LinkedIn is a powerful hiring tool, but it’s not the only route to a successful job search. Many experienced professionals choose to stay off LinkedIn for privacy, a dislike of social media, industry norms, or a preference for direct relationships. Employers ultimately hire people, not profiles—skills, results, reputation, and relationships matter most.
Why some professionals skip LinkedIn
– Privacy or data concerns
– Disinterest in social media-style networking
– Industry cultures that prefer other channels
– Desire to keep a lower public profile
– Preference for one-to-one, trusted relationships
Strengthen your resume
Without LinkedIn as a public summary, your resume becomes more important. Make it a clear, results-focused representation of your career.
– Highlight measurable achievements: revenue growth, cost reductions, team sizes, budget responsibility, project outcomes.
– Use metrics and short impact statements rather than long duty lists.
– Tailor each resume to the job: match keywords and priorities to improve ATS and recruiter attention.
– Keep it current: update skills, certifications, and recent accomplishments regularly.
Leverage real-world and existing networks
Networking predates social platforms and remains one of the most effective ways to find roles.
– Reconnect with former colleagues, managers, clients, and partners. Personal outreach—emails, calls, coffee meetings—often uncovers opportunities not posted publicly.

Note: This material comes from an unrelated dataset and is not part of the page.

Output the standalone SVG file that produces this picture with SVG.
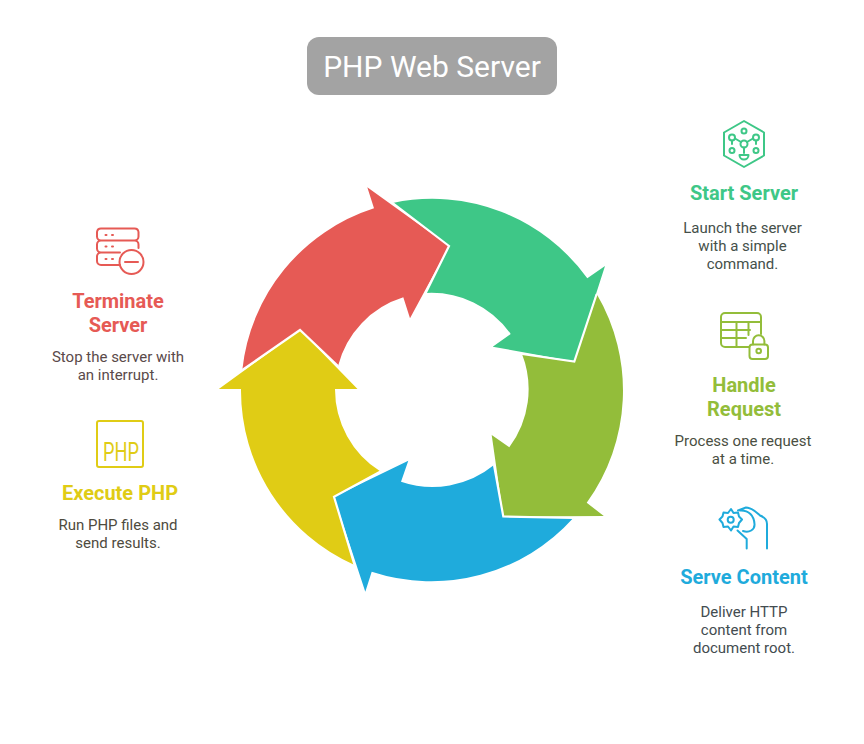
<svg xmlns="http://www.w3.org/2000/svg" width="864" height="744" viewBox="0 0 864 744">
<style>
text{font-family:Roboto,"Liberation Sans",sans-serif;text-anchor:middle}
.t{font-size:20px;font-weight:700}
.b{font-size:15px}
.sep{fill:none;stroke:#fff;stroke-width:2.200;stroke-linejoin:miter}
.i{fill:none;stroke-width:2;stroke-linecap:round;stroke-linejoin:round}
</style>
<rect width="864" height="744" fill="#fff"/>
<g id="title"><rect x="307" y="37" width="250" height="58" rx="12" fill="#a3a3a3"/><text x="432" y="77" font-size="30" fill="#fff">PHP Web Server</text></g>
<g id="connectors">
<path id="arrow-start" fill="#3ec787" d="M392.700 203A191 191 0 0 1 587.300 278.300L605 266L574.300 361.500L492.700 346.700L510.700 334A97 97 0 0 0 425.700 293L449 246Z"/>
<path id="arrow-handle" fill="#93bd3a" d="M596.700 294A191 191 0 0 1 586.700 502.700L603.800 516L503.300 516.500L491.700 435L509.300 447.300A97 97 0 0 0 522 354L574.300 361.500Z"/>
<path id="arrow-serve" fill="#1fabdc" d="M573.300 518A191 191 0 0 1 371.700 571.700L365.300 591.700L334 496.700L408.300 460.700L401 481.700A97 97 0 0 0 494 465L503.300 516.500Z"/>
<path id="arrow-execute" fill="#e0cc15" d="M300 330L357.500 389H335A97 97 0 0 0 380.500 471.500L334 496.700L354.500 565A191 191 0 0 1 241 389H218.800Z"/>
<path id="arrow-terminate" fill="#e65a55" d="M242.300 370A191 191 0 0 1 374 208.300L367.300 187.300L449 246L410 318.300L403.300 297.300A97 97 0 0 0 338 366L300 330Z"/>
<path class="sep" d="M392.700 203L449 246L425.700 293"/>
<path class="sep" d="M596.700 294L574.300 361.500L522 354"/>
<path class="sep" d="M494 465L503.300 516.500L573.300 518"/>
<path class="sep" d="M380.500 471.500L334 496.700L354.500 565"/>
<path class="sep" d="M338 366L300 330L242.300 370"/>
</g>
<g id="start-server">
<g class="i" stroke="#3ec787">
<path d="M744 121L764 132.500V155.500L744 167L724 155.500V132.500Z"/>
<circle cx="744" cy="131" r="2.500"/><circle cx="732" cy="137.500" r="3"/><circle cx="756" cy="137.500" r="3"/><circle cx="744" cy="144" r="3.500"/><circle cx="732" cy="150.500" r="2.500"/><circle cx="756" cy="150.500" r="2.500"/>
<path d="M735 138.500L741 142M753 138.500L747 142M744 147.500V153M739.500 155H748.500A4.500 4.500 0 0 1 739.500 155ZM732 140.500V144M756 140.500V144"/>
</g>
<text class="t" x="744" y="199.500" fill="#3ec787">Start Server</text>
<g fill="#45504a"><text class="b" x="742.500" y="233">Launch the server</text><text class="b" x="742.500" y="251">with a simple</text><text class="b" x="742.500" y="269">command.</text></g>
</g>
<g id="handle-request">
<g class="i" stroke="#93bd3a">
<path d="M749 347H725A4 4 0 0 1 721 343V317A4 4 0 0 1 725 313H757A4 4 0 0 1 761 317V334M721 322H761M721 330H750M721 338H746M736.500 322V347M748.500 322V335"/>
<rect x="749.500" y="344.500" width="18.500" height="14.500" rx="3"/><circle cx="758.700" cy="351" r="2.300"/><path d="M753 344.500V341A5.700 5.700 0 0 1 764.400 341V344.500"/>
</g>
<text class="t" x="744" y="391.500" fill="#93bd3a">Handle</text><text class="t" x="744" y="415.500" fill="#93bd3a">Request</text>
<g fill="#4a4f42"><text class="b" x="743" y="446">Process one request</text><text class="b" x="743" y="464">at a time.</text></g>
</g>
<g id="serve-content">
<g class="i" stroke="#1fabdc">
<path d="M731 509L733.500 513L738 512.500L739 516.500L742 519.500L739 523L738 527L733.500 526.500L731 530.500L728 526.500L723.500 527L722.500 523L719.500 519.500L722.500 516.500L723.500 512.500L728 513Z"/>
<circle cx="730.700" cy="519.700" r="3"/>
<path d="M738 510.500L746 507.500C752 507.500 756 512 760 515.500C764 517 767 520 767 524V548.500M740 510.500C749 510 754 516 754.500 524C755 530 749 533 743 531"/>
<path d="M737.500 530.500L746.700 539V548.500"/>
</g>
<text class="t" x="744" y="583.500" fill="#1fabdc">Serve Content</text>
<g fill="#434c50"><text class="b" x="744" y="617">Deliver HTTP</text><text class="b" x="744" y="635">content from</text><text class="b" x="744" y="653">document root.</text></g>
</g>
<g id="execute-php">
<rect class="i" stroke="#e0cc15" x="97" y="421" width="46" height="46" rx="2"/>
<text x="121" y="461" font-size="25" fill="#e0cc15" textLength="36" lengthAdjust="spacingAndGlyphs">PHP</text>
<text class="t" x="120" y="499.500" fill="#e0cc15">Execute PHP</text>
<g fill="#4e4b3e"><text class="b" x="118" y="530">Run PHP files and</text><text class="b" x="118" y="548">send results.</text></g>
</g>
<g id="terminate-server">
<g class="i" stroke="#e65a55">
<path d="M117 240.500H101A4 4 0 0 1 97 236.500V232A4 4 0 0 1 101 228.500H134.500A4 4 0 0 1 138.500 232V236.500A4 4 0 0 1 134.500 240.500H117ZM101 240.500A4 4 0 0 0 97 244.500V248.500A4 4 0 0 0 101 252.500H120M134.500 240.500A4 4 0 0 1 138.500 244.500V248M101 252.500A4 4 0 0 0 97 256.500V261A4 4 0 0 0 101 265H120"/>
<circle cx="131.500" cy="262" r="12"/><path d="M125 262H138"/>
<path d="M105.500 235H106.500M112 235H113M105.500 246.500H106.500M112 246.500H113M105.500 259H106.500M112 259H113"/>
</g>
<text class="t" x="118" y="307.500" fill="#e65a55">Terminate</text><text class="t" x="118" y="331.500" fill="#e65a55">Server</text>
<g fill="#5a4a4a"><text class="b" x="118" y="362">Stop the server with</text><text class="b" x="118" y="380">an interrupt.</text></g>
</g>
</svg>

– Attend industry conferences, trade shows, seminars, and local meetups. Face-to-face conversations build stronger impressions than online exchanges.

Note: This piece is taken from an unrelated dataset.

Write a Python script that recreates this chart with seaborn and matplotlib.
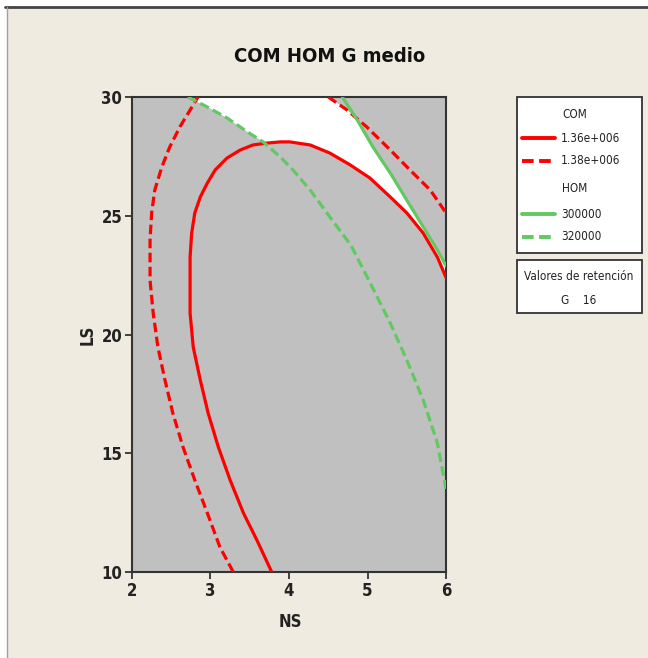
import numpy as np
import matplotlib
matplotlib.use("Agg")
import matplotlib.pyplot as plt
import seaborn as sns
from matplotlib.lines import Line2D
from matplotlib.patches import Rectangle

# ---- data: traced contour lines (NS, LS) ----
com_136_ns = [3.78, 3.59, 3.42, 3.25, 3.10, 2.97, 2.87, 2.78, 2.74, 2.74, 2.74, 2.76, 2.80, 2.87,
              2.96, 3.06, 3.21, 3.38, 3.54, 3.72, 3.89, 4.01, 4.27, 4.52, 4.78, 5.03, 5.29,
              5.50, 5.71, 5.89, 6.00]
com_136_ls = [10.0, 11.35, 12.48, 13.87, 15.26, 16.69, 18.08, 19.47, 20.9, 22.29, 23.26, 24.27,
              25.12, 25.79, 26.38, 26.93, 27.43, 27.77, 27.98, 28.06, 28.11, 28.11, 27.98, 27.64,
              27.14, 26.59, 25.79, 25.12, 24.27, 23.26, 22.40]

com_138a_ns = [3.29, 3.12, 2.96, 2.80, 2.65, 2.52, 2.42, 2.33, 2.27, 2.23, 2.23, 2.23, 2.25,
               2.29, 2.38, 2.48, 2.61, 2.74, 2.84]
com_138a_ls = [10.0, 11.05, 12.48, 13.87, 15.26, 16.69, 18.08, 19.47, 20.9, 22.29, 22.72, 23.98,
               25.12, 26.08, 27.05, 27.89, 28.74, 29.45, 30.0]
com_138b_ns = [4.50, 4.74, 4.99, 5.29, 5.54, 5.80, 6.00]
com_138b_ls = [30.0, 29.45, 28.74, 27.77, 26.93, 26.08, 25.12]

hom_300_ns = [4.68, 4.87, 5.07, 5.29, 5.50, 5.71, 5.89, 6.00]
hom_300_ls = [30.0, 29.03, 27.89, 26.8, 25.66, 24.53, 23.56, 22.90]

hom_320_ns = [2.71, 2.96, 3.21, 3.47, 3.67, 3.89, 4.05, 4.27, 4.52, 4.79, 5.03, 5.29, 5.50,
              5.71, 5.89, 6.00]
hom_320_ls = [30.0, 29.58, 29.12, 28.53, 28.11, 27.47, 26.93, 26.08, 24.95, 23.75, 22.2, 20.48,
              18.93, 17.24, 15.43, 13.5]

x_ticks = [2, 3, 4, 5, 6]
y_ticks = [10, 15, 20, 25, 30]
legend_com = ["1.36e+006", "1.38e+006"]
legend_hom = ["300000", "320000"]
hold_var, hold_val = "G", "16"

# ---- style ----
sns.set_style("ticks")
FONT = ['Liberation Sans Narrow', 'DejaVu Sans Condensed', 'DejaVu Sans']
plt.rcParams['font.family'] = FONT
plt.rcParams['font.stretch'] = 'condensed'
RED = "#FF0000"
GREEN = "#62C862"
BG = "#F0EBE0"
GRAY = "#C0C0C0"
W, H = 648, 658
TXT = dict(family=FONT, stretch="condensed")

fig = plt.figure(figsize=(6.48, 6.58), dpi=100, facecolor="white")
# beige panel + frame lines
fig.patches.append(Rectangle((7 / W, 0), 1 - 7 / W, 1 - 8 / H, transform=fig.transFigure,
                             facecolor=BG, edgecolor="none", zorder=-10))
fig.add_artist(Line2D([5 / W, 1], [1 - 7 / H, 1 - 7 / H], transform=fig.transFigure,
                      color="#444444", lw=2, zorder=-5))
fig.add_artist(Line2D([7 / W, 7 / W], [0, 1 - 7 / H], transform=fig.transFigure,
                      color="#A0A0A0", lw=1, zorder=-5))

ax = fig.add_axes([132 / W, 1 - 572 / H, (446 - 132) / W, (572 - 97) / H])
ax.set_zorder(5)
ax.set_facecolor(GRAY)

# white feasible region (between the traced contours)
xg = np.linspace(2.84, 6.0, 800)
rx = np.array(com_136_ns[10:], dtype=float)
ry = np.array(com_136_ls[10:], dtype=float)
lower = np.interp(xg, np.array(hom_320_ns, float), np.array(hom_320_ls, float))
red_low = np.interp(xg, rx, ry)
lower = np.where(xg >= rx[0], np.maximum(lower, red_low), lower)
upper = np.full_like(xg, 30.0)
g_up = np.interp(xg, np.array(hom_300_ns, float), np.array(hom_300_ls, float))
upper = np.where(xg >= hom_300_ns[0], np.minimum(upper, g_up), upper)
r_up = np.interp(xg, np.array(com_138b_ns, float), np.array(com_138b_ls, float))
upper = np.where(xg >= com_138b_ns[0], np.minimum(upper, r_up), upper)
bottom = np.minimum(lower, upper)
poly_x = np.concatenate([xg, xg[::-1]])
poly_y = np.concatenate([upper, bottom[::-1]])
ax.fill(poly_x, poly_y, color="white", lw=0, zorder=2)

LW = 2.3
DASH = (0, (3.0, 1.4))
kw = dict(sort=False, estimator=None, lw=LW, ax=ax, zorder=3)
sns.lineplot(x=com_136_ns, y=com_136_ls, color=RED, **kw)
sns.lineplot(x=com_138a_ns, y=com_138a_ls, color=RED, linestyle=DASH, **kw)
sns.lineplot(x=com_138b_ns, y=com_138b_ls, color=RED, linestyle=DASH, **kw)
sns.lineplot(x=hom_300_ns, y=hom_300_ls, color=GREEN, **kw)
sns.lineplot(x=hom_320_ns, y=hom_320_ls, color=GREEN, linestyle=DASH, **kw)
for ln in ax.lines:
    ln.set_solid_joinstyle("round")

ax.set_xlim(2, 6)
ax.set_ylim(10, 30)
ax.set_xticks(x_ticks)
ax.set_yticks(y_ticks)
ax.set_xticklabels([str(t) for t in x_ticks], fontsize=12, fontweight="bold", color="#222222", **TXT)
ax.set_yticklabels([str(t) for t in y_ticks], fontsize=12, fontweight="bold", color="#222222", **TXT)
ax.tick_params(direction="out", length=5, width=1.3, color="#333333", pad=2)
for s in ax.spines.values():
    s.set_color("#333333")
    s.set_linewidth(1.5)
ax.set_xlabel("")
ax.set_ylabel("")

fig.text(290 / W, 1 - 622 / H, "NS", ha="center", va="center", fontsize=12, fontweight="bold",
         color="#222222", **TXT)
fig.text(88 / W, 1 - 335 / H, "LS", ha="center", va="center", fontsize=12, fontweight="bold",
         rotation=90, color="#222222", **TXT)
fig.text(330 / W, 1 - 57 / H, "COM HOM G medio", ha="center", va="center", fontsize=14.5,
         fontweight="bold", color="#111111", **TXT)

# legend boxes
def px(x, y):
    return x / W, 1 - y / H

x0, x1 = 517, 642
fig.patches.append(Rectangle(px(x0, 253), (x1 - x0) / W, (253 - 97) / H, transform=fig.transFigure,
                             facecolor="white", edgecolor="#333333", lw=1.3, zorder=2))
fig.patches.append(Rectangle(px(x0, 313), (x1 - x0) / W, (313 - 260) / H, transform=fig.transFigure,
                             facecolor="white", edgecolor="#333333", lw=1.3, zorder=2))
LF = 8.5
fig.text(*px(562, 115), "COM", ha="left", va="center", fontsize=LF, color="#222222", zorder=3, **TXT)
fig.text(*px(562, 189), "HOM", ha="left", va="center", fontsize=LF, color="#222222", zorder=3, **TXT)
rows = [(138, RED, "-", legend_com[0]), (161, RED, DASH, legend_com[1]),
        (214, GREEN, "-", legend_hom[0]), (237, GREEN, DASH, legend_hom[1])]
for y, c, ls, lab in rows:
    fig.add_artist(Line2D([522 / W, 555 / W], [1 - y / H, 1 - y / H], transform=fig.transFigure,
                          color=c, lw=2.8, linestyle=ls, zorder=3))
    fig.text(*px(561, y), lab, ha="left", va="center", fontsize=LF, color="#222222", zorder=3, **TXT)
fig.text(*px(579, 276), "Valores de retención", ha="center", va="center", fontsize=LF,
         color="#222222", zorder=3, **TXT)
fig.text(*px(579, 300), f"{hold_var}    {hold_val}", ha="center", va="center", fontsize=LF,
         color="#222222", zorder=3, **TXT)

fig.savefig("out.png", dpi=100, facecolor=fig.get_facecolor())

– Join relevant professional associations for access to job boards, events, credentialing, and peer introductions.
Use specialized job boards and industry sites
Many fields have niche job boards, forums, and portals that list roles not widely advertised. Focus on platforms tailored to your discipline and seniority: tech, healthcare, finance, engineering, academia, executive search listings, and trade organizations.
Partner with recruiters and executive search firms
Recruiters often fill senior and confidential positions directly.
– Build relationships with reputable recruiters who specialize in your industry.
– Recruiters provide access to closed roles, market insights, salary benchmarking, and interview preparation.
– Treat recruiter interactions like networking: be responsive, professional, and clear about your goals.
Create a professional personal website
A clean, focused website can replace a LinkedIn profile and gives you control over your narrative.
Include:
– A concise professional biography that summarizes expertise and career highlights.
– A downloadable resume or CV.
– A portfolio or case studies with demonstrable outcomes and context.
– Contact details and preferred ways to connect.
A site also serves as a shareable URL you can provide to recruiters and hiring managers.
Showcase thought leadership
Demonstrating expertise increases visibility and credibility.
– Publish articles in industry outlets, trade journals, or company blogs.
– Speak at conferences, webinars, or panel discussions; add recordings or speaker bios to your website.
– Contribute to industry forums and association committees.
These activities build authority and create conversation starters in outreach.
Manage your broader online presence
Even without LinkedIn, employers will search your name. Ensure other public content accurately reflects your professional image:
– Maintain your website, contributor pages, conference speaker listings, and association profiles.
– Keep publicly viewable content professional and up to date.
Use referrals strategically
Employee referrals are a highly effective hiring channel.
– Identify and reach out to connections at target companies.
– Ask for warm introductions when appropriate; a short, clear brief about your goals makes it easier for referrers.
– Cultivate relationships over time—helpful networks develop long before you need them.
Protect and build your reputation
A strong reputation matters more at senior levels than a social profile.
– Deliver consistent, high-quality work and maintain integrity.
– Support colleagues and participate in industry initiatives.
– Accumulate endorsements and references you can share privately with hiring teams.
Be ready to answer recruiter questions about LinkedIn
If asked why you’re not on LinkedIn, respond professionally and confidently: for example, ‘I prefer to focus my professional networking through direct relationships, industry associations, and an updated portfolio site. I keep a current resume and references ready to share.’ Clear, composed answers reassure recruiters.
Common mistakes to avoid
– Relying exclusively on job portals without networking.
– Neglecting any online presence: even a basic professional site is useful.
– Letting your resume become outdated.
– Contacting people only when you need something; maintain relationships year-round.
Final points
LinkedIn is helpful but not mandatory. By focusing on a strong, quantifiable resume, nurturing personal and industry networks, working with targeted recruiters, cultivating a professional website, and demonstrating thought leadership, experienced professionals can successfully find new roles without a LinkedIn profile. Your experience, results, and relationships are your most valuable assets—use them intentionally.